I’ll be talking about seeing Hall-of-Famers like Johnson and Rodriguez  and Ken Griffey Jr. years down the line, I guess, saying I saw them play.  I saw Griffey hit 3 homers and score 5 runs, driving in 6, on a 4-for-4 night against the Yankees.  On the other hand, I twice saw him fail to take a step towards either left or right field on plays where his neighboring outfielder either misjudged a fly or missed making a tough catch against the wall.  Only when the ball hit the carpet did Griffey consider running to back up his teammate.  Inexcusable, just standing there like that. I’ve had people tell me that a major-league outfielder can’t be expected to run to back up every fly ball of the whole year.  My response:  yes he can.

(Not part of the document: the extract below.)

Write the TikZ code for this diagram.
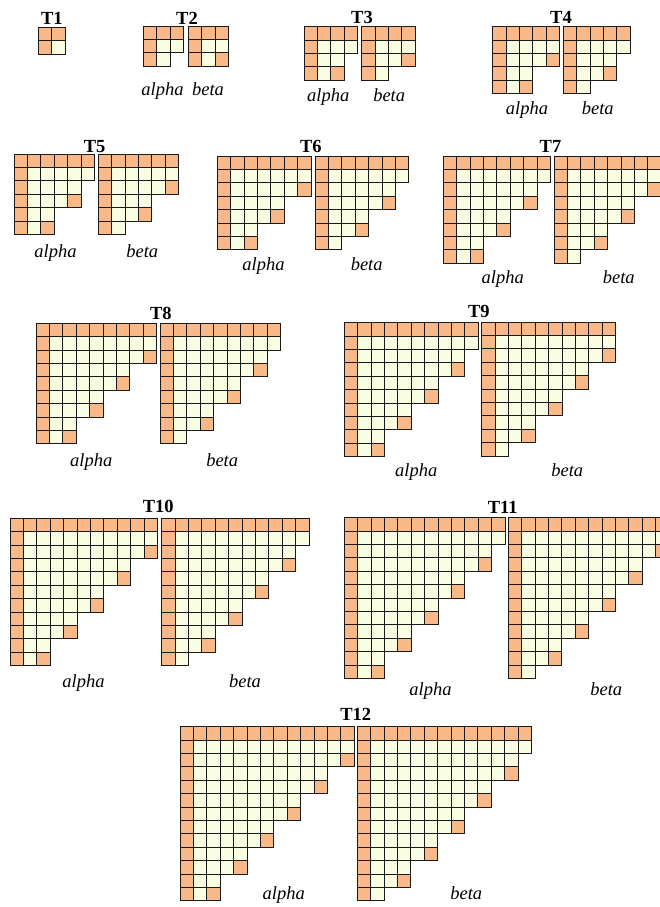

All of these pale in comparison to The Greatest Play In Baseball History, which took place at the Kingdome in my presence on April 8, 1997.  I was way down the left-field line with my partner-in-crime Rob (with whom I have enjoyed 3 games in two stadiums, plus one spring training) when the Mariners’ bullpen was getting shelled again.  This time it was Josias Manzanillo.  Now, Josias was sprinting in from the bullpen full-speed before any of us had ever heard of John Rocker.  So he comes sprinting in and works himself into trouble:  men on second and third, one out. Manny Ramirez is up.  Ramirez absolutely crushes a scary screaming line drive up the middle, 100+ miles an hour right off of Manzanillo.  Manzanillo falls down with the impact, gets up, and throws the ball home to force Jim Thome out at the plate…then goes back down.  Quite an impact…It was only the next day that we learned that Mr. Manzanillo was not wearing a cup.  I don’t want to make light of his injury, which was serious–it ultimately cost him a testicle.  Look it up in Baseball Weekly from early that season:  “Mariner reliever Josias Manzanillo (testicles) is on the DL…”  Still, considering how hard a shot he took, and the fact that he wasn’t wearing a cup, it is indeed amazing that he got up and made the play! But wait, there’s more…once it became clear to the Mariners’ infield that Josias wasn’t mortally wounded (the seriousness of the injury wasn’t known for some time), his teammates started teasing him…”Hey, let’s see you sprint off the field now!”  The best part of the play:  he did.